Satellite measurements have shown that during the past 10 years, the surface of Greenland's ice sheet has darkened during the melt season. The effect has been most pronounced since 2009.
The coming of the melt season alone can lead to a darker surface as temperatures warm. Snow on the surface during the melt season develops larger grains as the temperatures rise. Larger grains trigger additional warming, which begets even larger grains.
Meanwhile, global warming has increased the inventory of potential darkening agents: soot from an increase in large wildfires in northern Russia and in Alaska, plus an increase in dust as a longer snow-free season has exposed soils for longer periods of time.
In addition, climate change has altered atmospheric circulation patterns in ways that have enhanced warming at high latitudes.

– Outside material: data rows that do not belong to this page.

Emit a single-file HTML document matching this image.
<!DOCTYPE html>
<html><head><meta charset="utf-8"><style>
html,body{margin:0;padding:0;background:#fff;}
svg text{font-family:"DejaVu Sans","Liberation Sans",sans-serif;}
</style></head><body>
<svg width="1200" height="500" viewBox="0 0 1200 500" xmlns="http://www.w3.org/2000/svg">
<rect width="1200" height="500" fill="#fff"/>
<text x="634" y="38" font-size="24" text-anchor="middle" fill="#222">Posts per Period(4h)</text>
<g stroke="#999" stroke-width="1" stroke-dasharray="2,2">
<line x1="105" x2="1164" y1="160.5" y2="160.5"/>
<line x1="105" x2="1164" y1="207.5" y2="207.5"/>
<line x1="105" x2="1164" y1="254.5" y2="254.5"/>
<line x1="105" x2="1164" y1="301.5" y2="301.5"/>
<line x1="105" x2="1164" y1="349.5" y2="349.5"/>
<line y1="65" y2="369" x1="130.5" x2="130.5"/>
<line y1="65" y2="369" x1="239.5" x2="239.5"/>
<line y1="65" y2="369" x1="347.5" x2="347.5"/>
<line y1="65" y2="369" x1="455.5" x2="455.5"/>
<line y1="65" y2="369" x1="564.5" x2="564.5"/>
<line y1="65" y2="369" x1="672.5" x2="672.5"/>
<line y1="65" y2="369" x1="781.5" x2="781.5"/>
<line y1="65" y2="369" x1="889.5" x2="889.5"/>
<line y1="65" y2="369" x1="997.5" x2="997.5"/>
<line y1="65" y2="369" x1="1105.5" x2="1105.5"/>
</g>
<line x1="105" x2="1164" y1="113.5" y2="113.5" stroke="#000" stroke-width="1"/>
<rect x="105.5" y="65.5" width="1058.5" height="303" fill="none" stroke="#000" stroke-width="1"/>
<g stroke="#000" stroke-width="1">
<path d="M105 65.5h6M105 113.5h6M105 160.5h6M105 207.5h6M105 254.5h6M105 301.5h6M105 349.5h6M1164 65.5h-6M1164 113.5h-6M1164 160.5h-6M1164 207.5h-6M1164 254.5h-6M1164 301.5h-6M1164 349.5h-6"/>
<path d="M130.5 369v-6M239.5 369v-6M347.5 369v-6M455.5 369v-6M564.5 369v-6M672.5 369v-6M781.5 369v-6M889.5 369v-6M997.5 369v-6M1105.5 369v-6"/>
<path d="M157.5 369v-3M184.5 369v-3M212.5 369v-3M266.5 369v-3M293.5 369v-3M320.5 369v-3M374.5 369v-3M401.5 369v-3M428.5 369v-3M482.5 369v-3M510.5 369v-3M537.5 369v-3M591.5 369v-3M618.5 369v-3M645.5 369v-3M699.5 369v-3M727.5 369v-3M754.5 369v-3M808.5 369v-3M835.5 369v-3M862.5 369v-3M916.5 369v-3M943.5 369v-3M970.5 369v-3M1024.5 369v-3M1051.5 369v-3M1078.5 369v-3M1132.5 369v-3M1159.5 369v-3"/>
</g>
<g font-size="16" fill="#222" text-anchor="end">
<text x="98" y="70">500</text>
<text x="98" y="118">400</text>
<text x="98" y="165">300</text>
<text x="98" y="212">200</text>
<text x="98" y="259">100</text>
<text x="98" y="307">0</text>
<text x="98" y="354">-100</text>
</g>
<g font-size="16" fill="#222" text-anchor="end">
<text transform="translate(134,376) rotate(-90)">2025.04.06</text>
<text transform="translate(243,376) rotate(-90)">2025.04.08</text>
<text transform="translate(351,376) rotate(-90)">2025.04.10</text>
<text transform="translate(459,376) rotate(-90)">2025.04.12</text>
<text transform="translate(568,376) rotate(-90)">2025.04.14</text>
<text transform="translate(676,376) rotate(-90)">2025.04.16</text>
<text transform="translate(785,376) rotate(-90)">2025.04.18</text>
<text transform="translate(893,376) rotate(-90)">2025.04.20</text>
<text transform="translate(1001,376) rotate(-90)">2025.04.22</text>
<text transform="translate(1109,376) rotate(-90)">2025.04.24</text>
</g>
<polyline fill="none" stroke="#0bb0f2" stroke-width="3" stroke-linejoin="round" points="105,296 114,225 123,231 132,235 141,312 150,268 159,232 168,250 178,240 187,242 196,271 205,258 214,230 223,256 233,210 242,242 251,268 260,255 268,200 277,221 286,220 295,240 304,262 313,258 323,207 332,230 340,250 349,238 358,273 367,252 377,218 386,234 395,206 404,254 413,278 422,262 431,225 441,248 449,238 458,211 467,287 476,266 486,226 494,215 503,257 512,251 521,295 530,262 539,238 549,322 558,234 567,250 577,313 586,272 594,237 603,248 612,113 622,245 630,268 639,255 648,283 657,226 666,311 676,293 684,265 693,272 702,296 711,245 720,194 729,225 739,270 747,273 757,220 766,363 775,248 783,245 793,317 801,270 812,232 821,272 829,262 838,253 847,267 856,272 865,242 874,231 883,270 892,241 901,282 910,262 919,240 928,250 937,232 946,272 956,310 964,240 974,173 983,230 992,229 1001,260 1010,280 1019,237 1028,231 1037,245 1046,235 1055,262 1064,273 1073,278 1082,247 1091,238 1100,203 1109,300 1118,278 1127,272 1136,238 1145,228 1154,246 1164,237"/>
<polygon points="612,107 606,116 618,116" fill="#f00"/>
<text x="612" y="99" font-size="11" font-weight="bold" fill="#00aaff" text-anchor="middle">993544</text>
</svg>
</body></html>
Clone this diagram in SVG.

When the team modeled the effects of these circulation patterns on snow melt at altitudes above about 6,500 feet, where the least amount of melting tends to occur, they found that changes to the snow grains was insufficient to darken the surface as much as satellite measurements had revealed. Moreover, the darkening trend held up even in 2011, when the spring season atop the ice sheet was the coldest in a decade.
This led them to explore other darkening agents.

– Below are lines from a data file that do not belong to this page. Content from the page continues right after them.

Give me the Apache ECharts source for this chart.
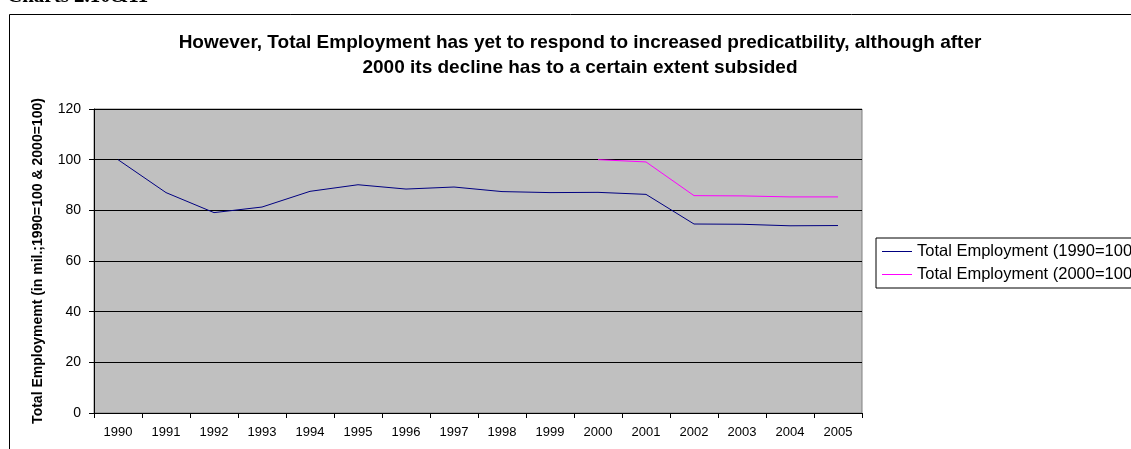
<!DOCTYPE html>
<html>
<head>
<meta charset="utf-8">
<script src="https://cdn.jsdelivr.net/npm/echarts@6/dist/echarts.min.js"></script>
<style>
html,body{margin:0;padding:0;background:#fff;}
#chart{width:1131px;height:449px;}
</style>
</head>
<body>
<div id="chart"></div>
<script>
const years = ['1990','1991','1992','1993','1994','1995','1996','1997','1998','1999','2000','2001','2002','2003','2004','2005'];
const emp1990 = [100, 87.0, 79.1, 81.3, 87.5, 90.1, 88.4, 89.2, 87.4, 87.0, 87.1, 86.3, 74.6, 74.5, 73.9, 74.0];
const emp2000 = [null, null, null, null, null, null, null, null, null, null, 100, 99.1, 85.8, 85.7, 85.3, 85.3];
const seriesNames = ['Total Employment (1990=100)', 'Total Employment (2000=100)'];
const yTicks = [0, 20, 40, 60, 80, 100, 120];

const chart = echarts.init(document.getElementById('chart'), null, {renderer:'canvas'});
const font = 'Arial, "Liberation Sans", sans-serif';
chart.setOption({
  animation:false,
  backgroundColor:'#fff',
  title:{
    text:'However, Total Employment has yet to respond to increased predicatbility, although after\n2000 its decline has to a certain extent subsided',
    left:575, top:25, textAlign:'center',
    textStyle:{fontFamily:font, fontWeight:'bold', fontSize:19, color:'#000', lineHeight:25}
  },
  graphic:[
    {type:'rect', shape:{x:9.5, y:14.5, width:1200, height:500}, style:{fill:'none', stroke:'#000', lineWidth:1}, silent:true, z:-1},
    {type:'text', x:7, y:-14, style:{text:'Charts 2.10&11', font:'bold 21px "Liberation Serif", "Times New Roman", serif', fill:'#000'}}
  ],
  legend:{
    left:876, top:238,
    orient:'vertical',
    data:seriesNames,
    icon:'rect', itemWidth:30, itemHeight:1, itemGap:4,
    borderColor:'#000', borderWidth:1, padding:[4,6,4,6],
    textStyle:{fontFamily:font, fontSize:16.5, lineHeight:19, color:'#000'}
  },
  grid:{left:94, right:269, top:109, bottom:36, show:true, backgroundColor:'#C0C0C0', borderColor:'#808080', borderWidth:1},
  xAxis:{
    type:'category', data:years, boundaryGap:true,
    axisLine:{lineStyle:{color:'#000', width:1}},
    axisTick:{show:true, alignWithLabel:false, length:5, lineStyle:{color:'#000'}},
    axisLabel:{fontFamily:font, fontSize:13, color:'#000', margin:13}
  },
  yAxis:{
    type:'value', min:yTicks[0], max:yTicks[yTicks.length-1], interval:20,
    name:'Total Employmemt (in mil.;1990=100 & 2000=100)',
    nameLocation:'middle', nameGap:49, nameRotate:90,
    nameTextStyle:{fontFamily:font, fontWeight:'bold', fontSize:14, color:'#000'},
    axisLine:{show:true, lineStyle:{color:'#000', width:1}},
    axisTick:{show:true, length:5, lineStyle:{color:'#000'}},
    axisLabel:{fontFamily:font, fontSize:14, color:'#000', margin:13},
    splitLine:{show:true, lineStyle:{color:'#000', width:1}}
  },
  series:[
    {name:seriesNames[0], type:'line', data:emp1990, showSymbol:false, symbol:'none', lineStyle:{color:'#000080', width:1}, itemStyle:{color:'#000080'}},
    {name:seriesNames[1], type:'line', data:emp2000, showSymbol:false, symbol:'none', lineStyle:{color:'#FF00FF', width:1}, itemStyle:{color:'#FF00FF'}}
  ]
});
</script>
</body>
</html>
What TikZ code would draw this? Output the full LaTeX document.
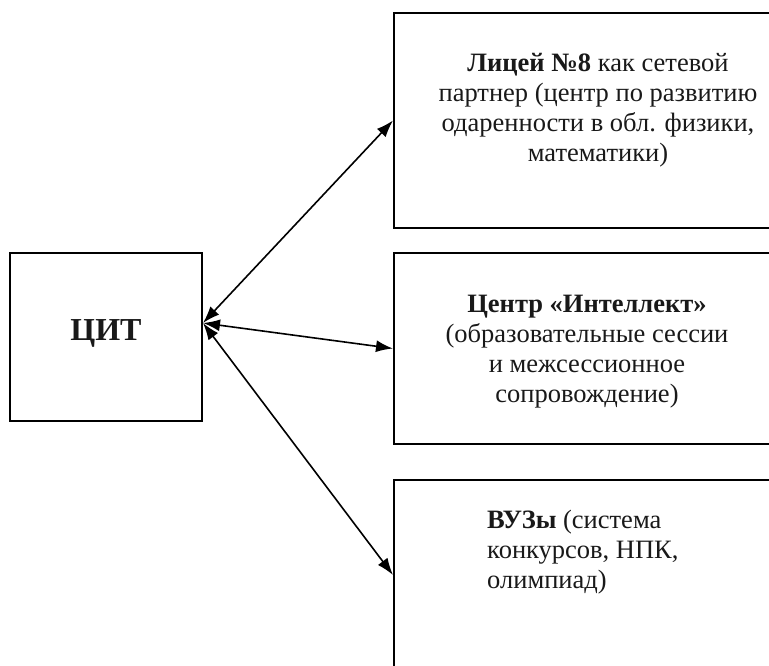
\documentclass[tikz,border=0pt]{standalone}
\usepackage{fontspec}
\setmainfont{Liberation Serif}
\usetikzlibrary{arrows.meta}
\begin{document}
\begin{tikzpicture}[x=1pt,y=-1pt,
  box/.style={draw, line width=2pt, rectangle, inner sep=0pt},
  txt/.style={font=\fontsize{26.5}{30}\selectfont, align=center, inner sep=0pt, text=black!90},
  link/.style={line width=1.6pt, {Latex[length=17pt,width=12pt]}-{Latex[length=17pt,width=12pt]}}]
\clip (0,0) rectangle (769,666);
\node[box, minimum width=192pt, minimum height=168pt] (cit) at (106,337) {};
\node[box, minimum width=408pt, minimum height=215pt] (lyc) at (598,120.5) {};
\node[box, minimum width=408pt, minimum height=191pt] (intel) at (598,348.5) {};
\node[box, minimum width=408pt, minimum height=190pt] (vuz) at (598,575) {};

\node[inner sep=0pt, anchor=base, font=\fontsize{32}{36}\selectfont\bfseries, text=black!90] (citt) at (106,340) {ЦИТ};
\node[txt, anchor=base] (lyct) at (598,162) {\textbf{Лицей №8} как сетевой\\партнер (центр по развитию\\одаренности в обл. физики,\\математики)};
\node[txt, anchor=base] (intelt) at (587,402) {\textbf{Центр «Интеллект»}\\(образовательные сессии\\и межсессионное\\сопровождение)};
\node[txt, align=left, anchor=base west] (vuzt) at (487,588) {\textbf{ВУЗы} (система\\конкурсов, НПК,\\олимпиад)};

\draw[link] ([yshift=14pt]cit.east) -- (lyc.west);
\draw[link] ([yshift=14pt]cit.east) -- (intel.west);
\draw[link] ([yshift=14pt]cit.east) -- (vuz.west);
\end{tikzpicture}
\end{document}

Soot is more effective at warming than dust, but annual measurements of dust and soot in samples taken from the North Greenland Eemian Ice Drilling site, along with measurements taken since 2006 by others at different locations around Greenland, showed that concentrations of dust have run as much as 150 times higher than concentrations of soot, swamping soot's effect. And spectral analysis of the ice-sheet surface indicated that the predominant darkening agent was reddish in color, typical of dust.
That left dust as a major co-conspirator, along with general warming itself, enhancing the ice sheet's mass loss. When the team plugged the dust's effect into their snow model, they found that it contributed the additional 27 billion tons of mass loss a year.
And while two Icelandic volcanoes experienced significant eruptions in 2010 and 2011, the team notes that the melt-season darkening trend began prior to 2010.
The results are important because they represent a mechanism for reinforcing ice-mass loss that current models don't take into account, writes Jason Box, a glaciologist at the Geological Survey of Denmark and Greenland, in an e-mail from Copenhagen, where the geological survey is based. Dr. Box heads the Dark Snow project, a crowd-funded research program to directly measure the effect darkening agents have on Greenland's ice sheet.
The results imply that "sea-level rise projections are probably underestimates," he writes.
That's almost a certainty, he suggests, noting that the number of factors reinforcing mass loss from Greenland's ice sheet outnumber the factors retarding it by about 7 to 1.
Moreover, based on studies of past glacial and interglacial periods, ice builds gradually at the start of an ice age, while it declines rapidly as the climate warms again.
In the past, however, that warming started from a much colder climate than Earth is experiencing today – an interglacial period, he adds.
Greenhouse gases from burning fossil fuel and from land-use changes are adding to that natural interglacial warmth, pushing the climate into what he dubs "a super interglacial state" – something for which "there is no precedent."